With that said, these numbers are better than I expected. Placing second in the league in runs through just over a month is nothing to scoff at. I don’t need to tell you that Bryce Harper has played a huge part, as he sports a .250/.459/.554 line for a 165 wRC+. Imagine what he can do when all the big boys are back and the option of intentionally walking him becomes much less appealing. I can’t imagine he’ll hit leadoff when the Nats are at full strength, but man, it’s gone well so far.
Trea Turner and his new and improved 13.8% walk rate have meant a 116 wRC+, while the speedster has also tacked on 12 stolen bases to help put the Nats at the top of the league in that category, eight ahead of the second-place Braves.

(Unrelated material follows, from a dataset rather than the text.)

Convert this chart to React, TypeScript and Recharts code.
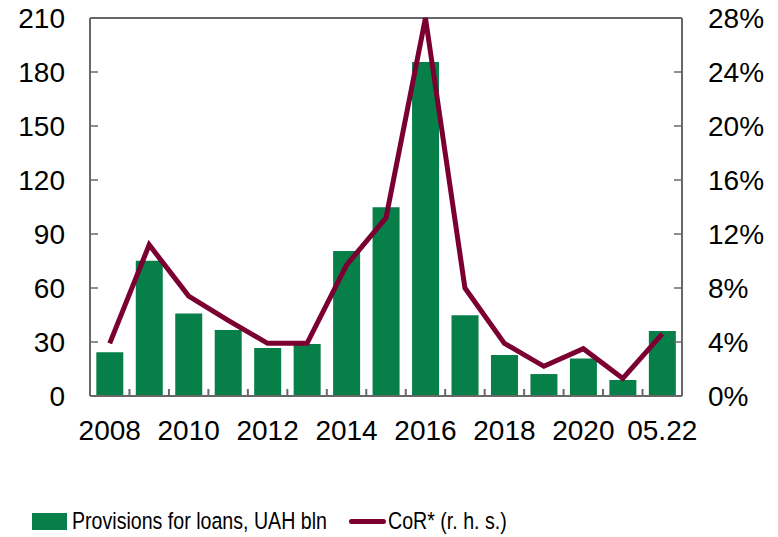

Matt Adams is also doing a great 2017 Adam Lind impression, putting up a gaudy 179 wRC+, albeit in just over 60 plate appearances (and I’d expect his .344 BABIP to go down). Howie Kendrick’s done his part, too, hitting to a 116 wRC+ with an isolated slugging number of .210, third behind Harper and Adams in the current lineup. Matt Wieters looks slimmer and still has some pop in his bat – his 102 wRC+ is FORTY points higher than last year’s – and I am all for him splitting time with Pedro Severino.
Ugh, now for the bad stuff. Ryan Zimmerman is scaring all of us with his slow start, but a .200 BABIP HAS to come up and the hard-hit rate is up to 44.3%, a nearly four-point increase from last season. I have a feeling we’re going to see a patented Zim hot streak here soon. Michael Taylor has shown signs of life lately and he’s been great on the basepaths, stealing nine bases and grading well in his baserunning, according to FanGraphs’ BsR metric. But all the strikeouts (30.1% K rate) mean the line looks pretty ugly, still (.214/.283/.369). I was hoping we’d get a regular season of 2017 postseason Michael Taylor, but, alas.
181.0 IP – 1st in NL
3.43 ERA – 3rd in NL
3.71 FIP – 5th in NL
9.70 K/9 – 3rd in NL
2.83 BB/9 – T-4th in NL
1.14 HR/9 – 11th in NL
And you thought the starters weren’t going to pitch as many innings with Dusty gone. Nope. The Nats’ starters have pitched more innings than any group in the NL, 11 innings ahead of the second-place Pirates through 30 games. Only nine of those innings were pitched by A.J. Cole, who is now thankfully playing for another organization.
Max Scherzer is an unhittable monster out to rob souls from batter’s bodies every five days. Just look at his numbers through seven starts. He won NL Pitcher of the Month for April. A third straight Cy Young is in play. Let’s all cherish the fact that he pitches for our favorite team.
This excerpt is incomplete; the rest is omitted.